Beyond mobile computing, there are many smaller but nonetheless important aspects of a distributed workforce. Itineraries, expense management and team co-ordination have all migrated out of the office and into specialised applications geared toward the remote or mobile worker.
Efficiency, robustness and ease of use are the bywords here; troubleshooting problems, whether technological or travel based, while on the move or away from a support team can be excruciating at the best of times, and fiddling with a spreadsheet and a bunch of receipts on a crowded train without a seat is a recipe for rail rage.
The Thriving Market of Apps
Simple solutions to these problems using existing technology have opened up a thriving market of apps and Internet Services, where the ease of use of a smart-phone is leveraged to turn tedious, often tangential tasks into a few simple taps or swipes.

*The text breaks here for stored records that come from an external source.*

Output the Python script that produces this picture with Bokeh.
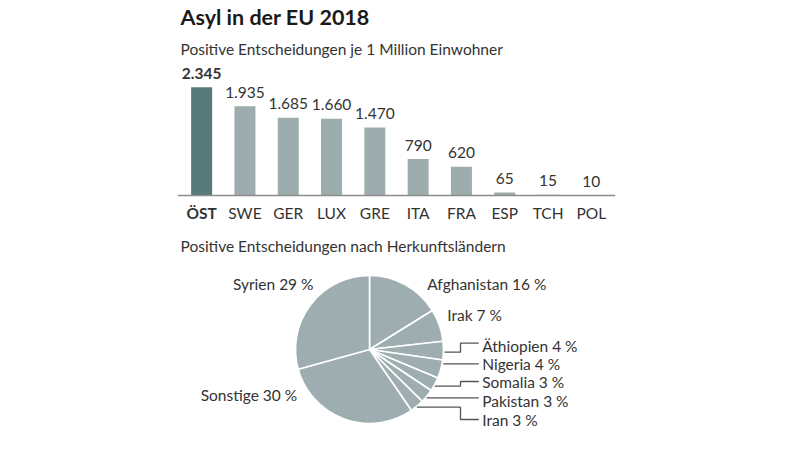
import math
from bokeh.plotting import figure
from bokeh.models import Range1d, FactorRange, Label, ColumnDataSource, Span
from bokeh.layouts import column
from bokeh.embed import file_html
from bokeh.resources import INLINE
from bokeh.core.properties import value

# ---------------- data ----------------
title_text = "Asyl in der EU 2018"
bar_subtitle = "Positive Entscheidungen je 1 Million Einwohner"
countries = ["ÖST", "SWE", "GER", "LUX", "GRE", "ITA", "FRA", "ESP", "TCH", "POL"]
per_million = [2345, 1935, 1685, 1660, 1470, 790, 620, 65, 15, 10]
highlight = "ÖST"

pie_subtitle = "Positive Entscheidungen nach Herkunftsländern"
origins = ["Afghanistan", "Irak", "Äthiopien", "Nigeria", "Somalia",
           "Pakistan", "Iran", "Sonstige", "Syrien"]
shares = [16, 7, 4, 4, 3, 3, 3, 30, 29]

# ---------------- styles ----------------
FONT = "Lato"
FS = "15.5px"
DARK = "#577a7a"
LIGHT = "#9dadad"
PIE = "#9eaeb0"
TXT = "#333333"
AXIS = "#8c8c8c"

K = 108.3 / 2345.0  # px per unit

def de_num(v):
    return f"{v:,}".replace(",", ".")

# ---------------- bar chart ----------------
# frame spans page x 177..615, y 0..230
p1 = figure(width=800, height=230,
            x_range=FactorRange(*countries, range_padding=0.0115),
            y_range=Range1d(-35 / K, 195 / K),
            output_backend="svg", toolbar_location=None, title=None,
            x_axis_location=None, y_axis_location=None,
            min_border_left=177, min_border_right=185,
            min_border_top=0, min_border_bottom=0,
            outline_line_color=None, background_fill_color="white",
            border_fill_color="white")
p1.grid.grid_line_color = None

src = ColumnDataSource(dict(
    country=countries,
    value=per_million,
    label=[de_num(v) for v in per_million],
    color=[DARK if c == highlight else LIGHT for c in countries],
    style=["bold" if c == highlight else "normal" for c in countries],
))
p1.vbar(x="country", top="value", width=0.485, bottom=0, source=src,
        fill_color="color", line_color=None)
p1.add_layout(Span(location=0, dimension="width", line_color=AXIS, line_width=1.5))
p1.text(x="country", y="value", text="label", source=src,
        text_align="center", text_baseline="middle", y_offset=-14,
        text_font=value(FONT), text_font_size=FS, text_font_style="style",
        text_color=TXT)
p1.text(x="country", y=0, text="country", source=src,
        text_align="center", text_baseline="middle", y_offset=17,
        text_font=value(FONT), text_font_size=FS, text_font_style="style",
        text_color=TXT)

# screen units: relative to frame bottom-left (frame bottom = page y 230, left = 177)
p1.add_layout(Label(x=3, y=230 - 16, x_units="screen", y_units="screen", text=title_text,
                    text_font=FONT, text_font_size="21.5px", text_font_style="bold",
                    text_color="#1a1a1a", text_baseline="middle"))
p1.add_layout(Label(x=3, y=230 - 48, x_units="screen", y_units="screen", text=bar_subtitle,
                    text_font=FONT, text_font_size=FS,
                    text_color=TXT, text_baseline="middle"))

# ---------------- pie chart ----------------
# frame spans page x 177..615, y 230..452 (data units = page pixels, y negated)
p2 = figure(width=800, height=222,
            x_range=Range1d(177, 615), y_range=Range1d(-452, -230),
            output_backend="svg", toolbar_location=None, title=None,
            x_axis_location=None, y_axis_location=None,
            min_border_left=177, min_border_right=185,
            min_border_top=0, min_border_bottom=0, outline_line_color=None,
            background_fill_color="white", border_fill_color="white")
p2.grid.grid_line_color = None

CX, CY, R = 369, -349, 74
total = float(sum(shares))
starts, ends = [], []
cum = 0.0
for s in shares:
    a0 = math.pi / 2 - 2 * math.pi * cum / total
    a1 = math.pi / 2 - 2 * math.pi * (cum + s) / total
    starts.append(a0); ends.append(a1)
    cum += s
psrc = ColumnDataSource(dict(origin=origins, share=shares, start=starts, end=ends))
p2.wedge(x=CX, y=CY, radius=R, start_angle="start", end_angle="end",
         direction="clock", source=psrc, fill_color=PIE,
         line_color="white", line_width=1.6)

p2.add_layout(Label(x=180, y=-245, text=pie_subtitle, text_font=FONT,
                    text_font_size=FS, text_color=TXT, text_baseline="middle"))

labels = [f"{o} {s} %" for o, s in zip(origins, shares)]
big = {
    "Afghanistan": (426.7, -283, "left"),
    "Irak": (446.7, -314, "left"),
    "Sonstige": (296.7, -394, "right"),
    "Syrien": (313, -283, "right"),
}
small = {  # label y, leader start y, leader end y
    "Äthiopien": (-345, -351.7, -342.7),
    "Nigeria": (-363.3, -363.3, -363.3),
    "Somalia": (-381.7, -385.7, -381.0),
    "Pakistan": (-400.7, -397.3, -397.3),
    "Iran": (-419, -406.7, -419.0),
}
xs, ys = [], []
for o, lab in zip(origins, labels):
    if o in big:
        x, y, al = big[o]
        p2.add_layout(Label(x=x, y=y, text=lab, text_font=FONT, text_font_size=FS,
                            text_color=TXT, text_baseline="middle", text_align=al))
    else:
        ly, sy, ey = small[o]
        sx = CX + math.sqrt(max(R * R - (sy - CY) ** 2, 0)) + 1
        xs.append([sx, 460, 460, 478.3])
        ys.append([sy, sy, ey, ey])
        p2.add_layout(Label(x=481.7, y=ly, text=lab, text_font=FONT, text_font_size=FS,
                            text_color=TXT, text_baseline="middle", text_align="left"))
p2.multi_line(xs=xs, ys=ys, line_color="#555555", line_width=1.3)

layout = column(p1, p2, spacing=0)
with open("out.html", "w") as f:
    f.write(file_html(layout, INLINE))
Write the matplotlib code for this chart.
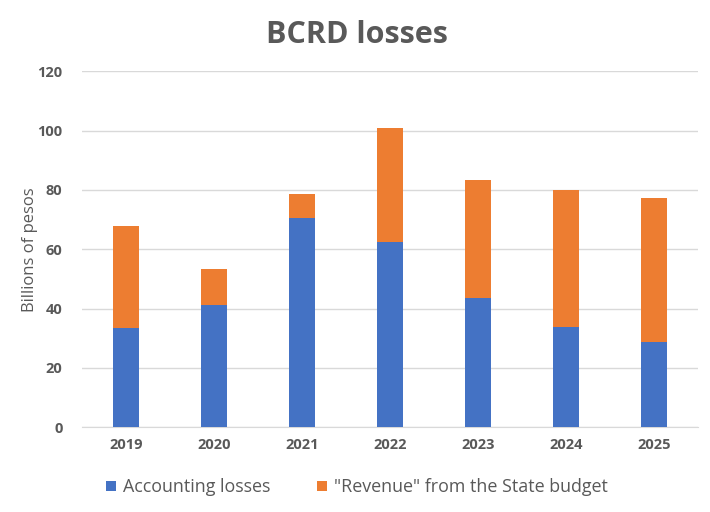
import numpy as np
from matplotlib import pyplot as plt

years = ['2019', '2020', '2021', '2022', '2023', '2024', '2025']
accounting = [33.5, 41.2, 70.6, 62.5, 43.6, 33.8, 28.8]
revenue = [34.4, 12.2, 8.1, 38.4, 39.8, 46.2, 48.5]

blue = '#4472C4'
orange = '#ED7D31'
grey = '#595959'

plt.rcParams['font.family'] = ['Open Sans', 'DejaVu Sans']

fig = plt.figure(figsize=(7.1, 5.12), dpi=100)
ax = fig.add_axes([0.1155, 0.1654, 0.8675, 0.6953])

x = np.arange(len(years))
w = 0.30
b1 = ax.bar(x, accounting, w, color=blue, label='Accounting losses', zorder=3)
b2 = ax.bar(x, revenue, w, bottom=accounting, color=orange,
            label='"Revenue" from the State budget', zorder=3)

ax.set_xlim(-0.5, len(years) - 0.5)
ax.set_ylim(0, 120)
ax.set_yticks(range(0, 121, 20))
ax.set_xticks(x)
ax.set_xticklabels(years)
ax.yaxis.grid(True, color='#D9D9D9', lw=1, zorder=0)
for s in ['top', 'right', 'left']:
    ax.spines[s].set_visible(False)
ax.spines['bottom'].set_color('#D9D9D9')
ax.tick_params(length=0, colors=grey, labelsize=10.5, pad=8)
for t in ax.get_xticklabels() + ax.get_yticklabels():
    t.set_fontweight('bold')
ax.tick_params(axis='y', pad=14)

ax.set_ylabel('Billions of pesos', fontsize=12, color=grey)
ax.yaxis.set_label_coords(-0.072, 0.5)
fig.text(0.503, 1 - 43 / 512, 'BCRD losses', ha='center', va='baseline',
         fontsize=22, fontweight='bold', color=grey)

fig.legend(handles=[b1, b2], loc='center', bbox_to_anchor=(0.503, 0.048),
           ncol=2, frameon=False, fontsize=12.9, labelcolor=grey,
           handlelength=0.55, handleheight=0.55, handletextpad=0.4,
           columnspacing=2.6)

plt.savefig('out.png', dpi=100)
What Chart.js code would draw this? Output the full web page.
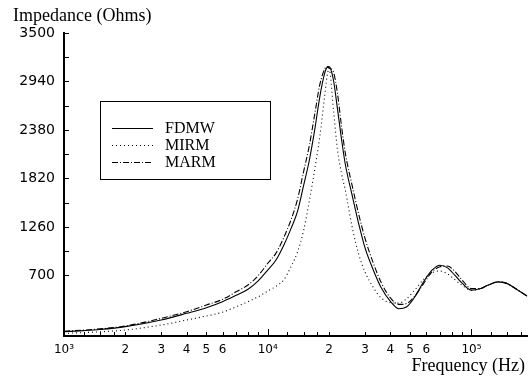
<!DOCTYPE html>
<html>
<head>
<meta charset="utf-8">
<script src="https://cdn.jsdelivr.net/npm/chart.js@4.4.1/dist/chart.umd.min.js"></script>
<style>
  html, body { margin: 0; padding: 0; background: #fff; }
  #wrap { width: 528px; height: 376px; }
</style>
</head>
<body>
<div id="wrap"><canvas id="c" width="528" height="376"></canvas></div>
<script>
// ---- data ----
const freqHz = [1000,1250,1500,2000,3000,4000,5000,6000,7000,8000,9000,10000,
  11000,12000,13000,14000,15000,16000,17000,18000,19000,19500,20000,
  21000,22000,23000,24000,26000,28000,30000,33000,36000,40000,44000,48000,
  53000,58000,64000,70000,76000,83000,90000,100000,110000,120000,135000,150000,165000,188000];

const fdmw = [50,62,75,108,185,262,327,396,470,540,640,762,
  880,1050,1240,1440,1740,2030,2380,2760,3030,3100,3112,
  2960,2620,2280,1990,1620,1290,1020,760,560,400,315,335,
  460,620,760,818,790,700,610,530,545,585,625,605,545,460];

const mirm = [30,40,48,69,127,185,231,275,338,396,454,520,
  575,650,800,970,1220,1560,1920,2300,2760,2980,3095,
  2620,2150,1880,1690,1250,940,740,560,440,385,380,430,
  540,650,730,750,720,650,585,528,545,585,625,605,545,460];

const marm = [55,68,82,115,204,281,358,423,511,589,700,840,
  960,1140,1340,1580,1900,2200,2560,2900,3080,3112,3095,
  3050,2800,2430,2120,1730,1400,1130,840,620,440,365,375,
  470,600,740,800,808,745,645,548,548,585,625,605,545,460];

const seriesNames = ['FDMW', 'MIRM', 'MARM'];

const yTickValues = [3500, 3220, 2940, 2660, 2380, 2100, 1820, 1540, 1260, 980, 700];
const yTickLabels = ['3500', '', '2940', '', '2380', '', '1820', '', '1260', '', '700'];

const xTickValues = [1000,1250,1500,1750,2000,3000,4000,5000,6000,7000,8000,9000,
  10000,12500,15000,17500,20000,30000,40000,50000,60000,70000,80000,90000,
  100000,125000,150000,175000];
const xTickLabels = ['10³','','','','2','3','4','5','6','','','',
  '10⁴','','','','2','3','4','5','6','','','',
  '10⁵','','',''];
const xMajorTicks = [1000, 10000, 100000];

const xMin = 1000, xMax = 188000, yMin = 0, yMax = 3500;

// ---- build ----
function pts(vals) { return freqHz.map((f, i) => ({ x: f, y: vals[i] })); }

const dashes = [[], [1, 3], [6, 2, 1, 2]];
const allVals = [fdmw, mirm, marm];

const decor = {
  id: 'decor',
  afterDraw(chart) {
    const ctx = chart.ctx;
    const xs = chart.scales.x, ys = chart.scales.y;
    const area = chart.chartArea;
    ctx.save();
    ctx.strokeStyle = '#000';
    ctx.lineWidth = 1;
    // inward ticks on y axis
    yTickValues.forEach(v => {
      const y = Math.round(ys.getPixelForValue(v)) + 0.5;
      ctx.beginPath(); ctx.moveTo(area.left, y); ctx.lineTo(area.left + 5, y); ctx.stroke();
    });
    // upward ticks on x axis
    xTickValues.forEach(v => {
      const x = Math.round(xs.getPixelForValue(v)) + 0.5;
      const len = xMajorTicks.includes(v) ? 7 : 4;
      ctx.beginPath(); ctx.moveTo(x, area.bottom); ctx.lineTo(x, area.bottom - len); ctx.stroke();
    });
    // axis titles
    ctx.fillStyle = '#000';
    ctx.font = '18px "Liberation Serif", "Times New Roman", serif';
    ctx.textBaseline = 'alphabetic';
    ctx.textAlign = 'left';
    ctx.fillText('Impedance (Ohms)', 13, 21);
    ctx.textAlign = 'right';
    ctx.fillText('Frequency (Hz)', 525, 371);
    // legend box
    ctx.strokeRect(100.5, 101.5, 170, 78);
    const rowsY = [128.5, 145.5, 162.5];
    ctx.font = '16px "Liberation Serif", "Times New Roman", serif';
    ctx.textAlign = 'left';
    ctx.textBaseline = 'middle';
    seriesNames.forEach((name, i) => {
      ctx.setLineDash(dashes[i]);
      ctx.beginPath(); ctx.moveTo(112, rowsY[i]); ctx.lineTo(153, rowsY[i]); ctx.stroke();
      ctx.setLineDash([]);
      ctx.fillText(name, 165, rowsY[i] + 0.5);
    });
    ctx.restore();
  }
};

new Chart(document.getElementById('c'), {
  type: 'line',
  data: {
    datasets: seriesNames.map((name, i) => ({
      label: name,
      data: pts(allVals[i]),
      borderColor: '#000',
      borderWidth: 1.1,
      borderDash: dashes[i],
      pointRadius: 0,
      fill: false,
      cubicInterpolationMode: 'monotone'
    }))
  },
  options: {
    responsive: false,
    devicePixelRatio: 1,
    animation: false,
    layout: { padding: { top: 33, right: 0, left: 0, bottom: 0 } },
    plugins: { legend: { display: false }, title: { display: false }, tooltip: { enabled: false } },
    scales: {
      x: {
        type: 'logarithmic',
        min: xMin, max: xMax,
        afterBuildTicks: s => { s.ticks = xTickValues.map(v => ({ value: v })); },
        afterFit: s => { s.height = 40; },
        grid: { display: true, drawOnChartArea: false, drawTicks: false },
        border: { display: true, color: '#000', width: 2 },
        ticks: {
          autoSkip: false, maxRotation: 0, minRotation: 0, padding: 7,
          color: '#000',
          font: { family: '"DejaVu Sans", sans-serif', size: 12 },
          callback: (v) => { const k = xTickValues.indexOf(v); return k >= 0 ? xTickLabels[k] : ''; }
        }
      },
      y: {
        type: 'linear',
        min: yMin, max: yMax,
        afterBuildTicks: s => { s.ticks = yTickValues.map(v => ({ value: v })); },
        afterFit: s => { s.width = 64; },
        grid: { display: true, drawOnChartArea: false, drawTicks: false },
        border: { display: true, color: '#000', width: 2 },
        ticks: {
          autoSkip: false, padding: 9,
          color: '#000',
          font: { family: '"DejaVu Sans", sans-serif', size: 14 },
          callback: (v) => { const k = yTickValues.indexOf(v); return k >= 0 ? yTickLabels[k] : ''; }
        }
      }
    }
  },
  plugins: [decor]
});
</script>
</body>
</html>
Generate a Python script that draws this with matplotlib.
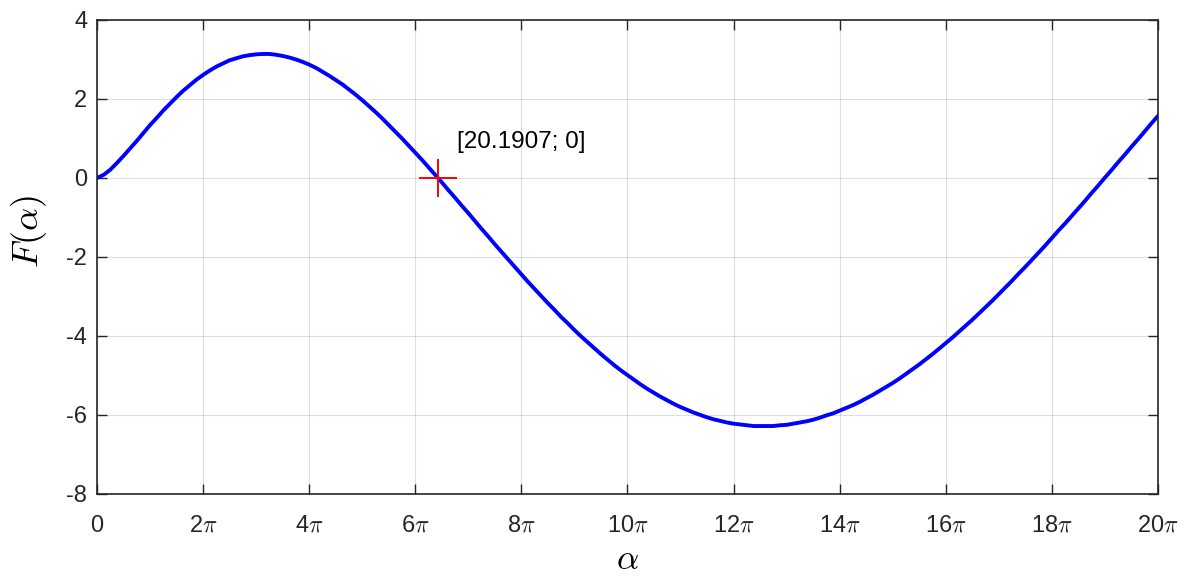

Cloud-based expenses, for example, streamline the above nightmare scenario into a literal snap as you use your phone’s camera along with a receipt scanning app, something you can do while scrunched up on a train or spread out in the bathroom. Once scanned, your receipt can auto-import into a spreadsheet or for full-automation, a dedicated expense application on your phone or an online expense service.
This convenience and ease of use are wins in themselves, but many early adopters are also finding additional benefits beyond saving the time and sanity of their now more distant employees. Integrating smart-phone apps with cloud services can serve as an effective live logging tool for all work-based activity, allowing for improved analysis, problem identification and error-checking. For example, an itinerary app can automatically claim delay compensation and inform relevant parties, such as the client your sales team was about to meet.
In the case of expenses, a scanned and cloud integrated receipt is impossible to lose either directly by the employee or in the post, and is available for auditing and policy checking almost at the point of acquisition. Despite the ease-of-use, the back end of such a system is often a full expense management solution with controls and alerts in place to cut down on potential employee fraud, one of the regrettable but preventable downsides of remote working.
Technology is all about automation, with the benefits being greatest where all the tedious detail can be handled efficiently and accurately by computer, leading in turn to a more happy, focused and efficient workforce.